The pace of home sales in West Sacramento picked up sharply in March, with 35 homes changing hands compared to 26 a year earlier — a 34.6% year-over-year jump, according to newly released data from Redfin. The surge in buyer activity came as the supply of homes for sale fell 16.7% from March 2025, leaving a tighter market in this city of 55,400 just across the river from Sacramento.
Prices edge higher, but per-square-foot tells a different story
The median sale price reached $550,000 in March, up 5.6% from $521,000 a year ago and slightly above February’s $545,000. Yet the median price per square foot fell to $300, down 12.2% from $342 last March. That divergence suggests buyers were paying more in total dollars but for larger homes — meaning the headline price gain may overstate how much underlying values have appreciated.
For longer-term perspective, March’s median price remains below the $567,000 recorded in March 2024, but well above the $460,000 of March 2021 — a 19.6% increase over five years. Statewide, California’s median sale price was $855,300 in March, up just 0.7% year-over-year, meaning West Sacramento prices rose faster than the state average even as the city remains substantially more affordable than California overall.
A tight market favoring sellers
With 60 active listings and 35 homes sold, West Sacramento ended March with just 1.7 months of supply — well within sellers’ market territory. Homes sold at exactly their list price on average (a 100% sale-to-list ratio), and 40% of sales closed above asking, up slightly from 38.5% a year ago. Nearly half of all listings — 48.9% — went off the market within two weeks.

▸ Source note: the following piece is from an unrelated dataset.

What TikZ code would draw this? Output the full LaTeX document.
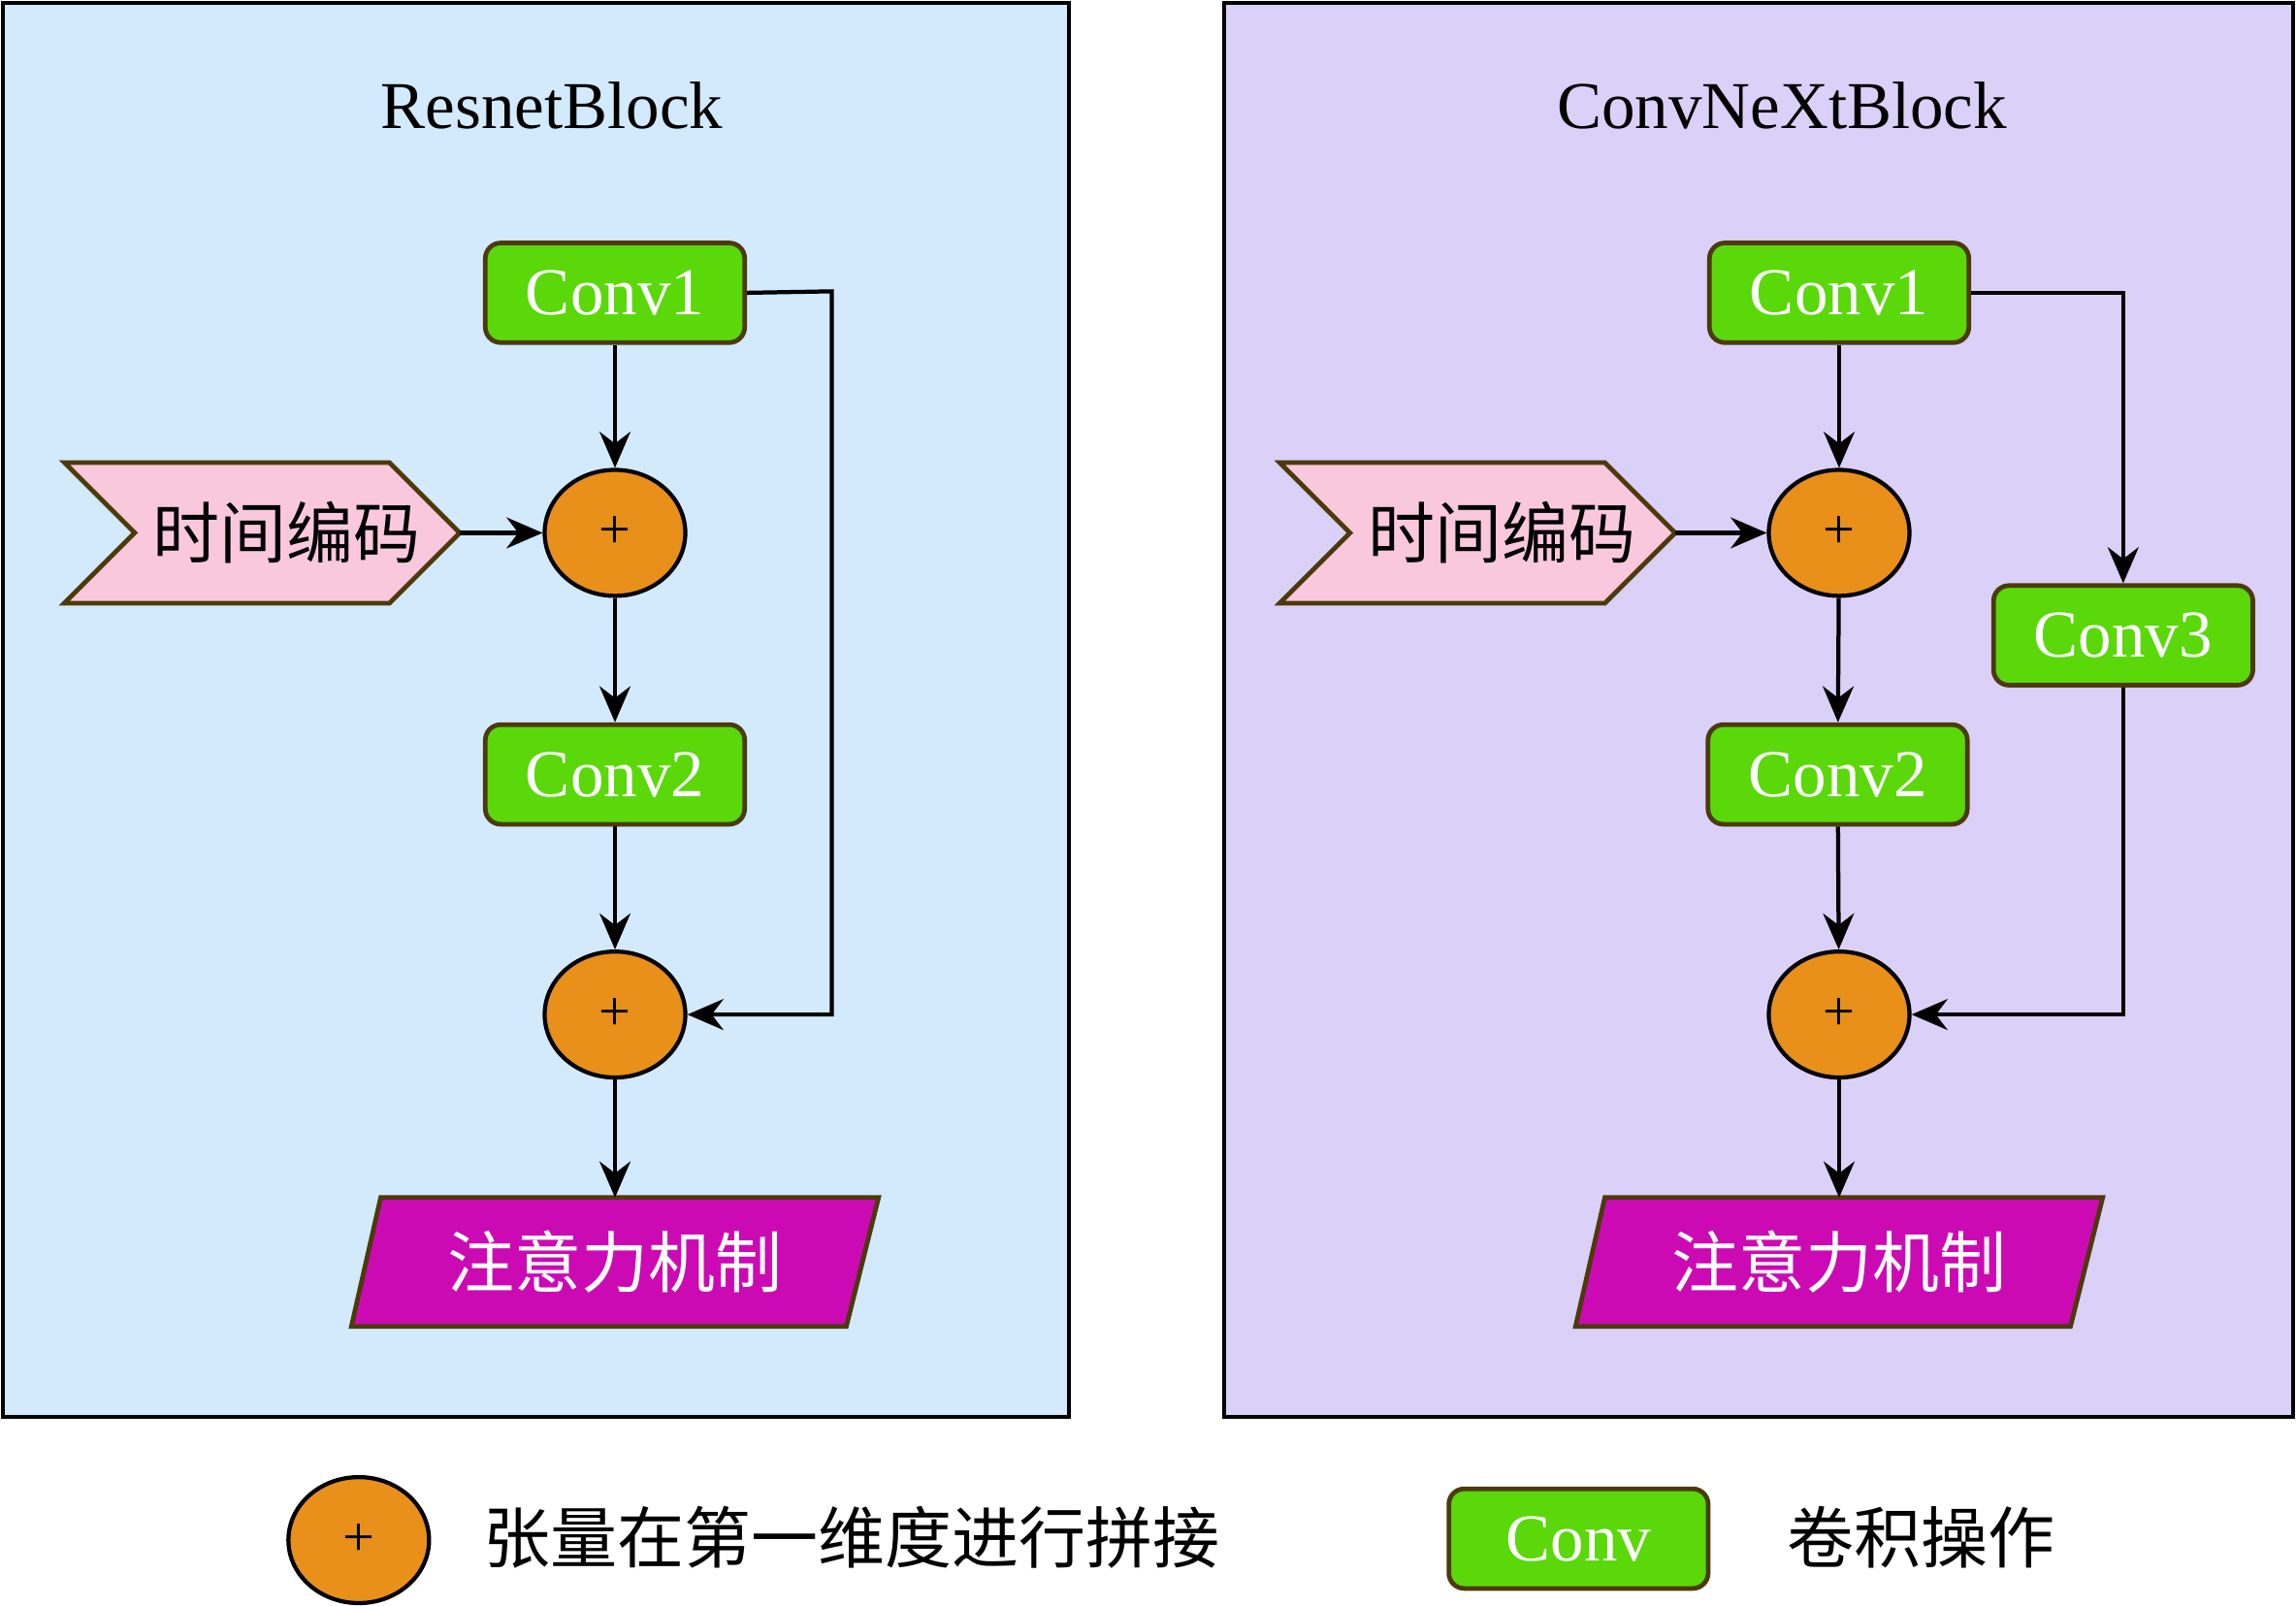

The median home spent 24 days on the market, unchanged from March 2025 but five days faster than February’s 29 days, reflecting the typical seasonal pickup as spring buyers return. Inventory tightened from 66 active listings in February to 60 in March, and sales jumped 52.2% month-over-month from 23 to 35 — a sharper-than-usual seasonal acceleration.
One sign of the market’s competitiveness: 33.3% of listings had a price drop in March, down from 36.1% a year ago, indicating sellers had slightly less need to discount than they did last spring.
Affordability and the rate environment
At $550,000, a median-priced home in West Sacramento now costs roughly 5.9 times the area’s median household income of $93,188, according to the U.S. Census Bureau — above the 5x threshold typically considered stretched. Assuming a 20% down payment, the monthly principal-and-interest payment on a median-priced home works out to about $2,689, or 34.6% of median household monthly income.
That payment is essentially flat from a year ago — just $14 more per month than the $2,676 it would have cost in March 2025. While prices climbed 5.6%, the 30-year fixed mortgage rate averaged 6.18% in March, down from 6.65% a year earlier, according to Freddie Mac. The lower rate offset most of the price increase. Rates ticked up from February’s 6.05% average. Nationally, the S&P/Case-Shiller Home Price Index was essentially flat year-over-year in March, underscoring how regional markets like West Sacramento are diverging from the national trend.
How West Sacramento compares to the state
West Sacramento homes sold faster than the California average — 24 days versus 37 statewide — and the local market remains tighter than the state as a whole. While California’s statewide inventory rose this spring, West Sacramento’s fell, reinforcing the local imbalance between buyers and sellers. The city’s population grew 0.8% over the past year, adding modest demand pressure to an already constrained supply.
For buyers, March brought more competition and faster decisions; for sellers, it brought stronger demand and a higher likelihood of receiving an offer at or above asking. With months of supply at 1.7 and nearly half of listings going pending within two weeks, West Sacramento entered the spring buying season firmly tilted toward sellers.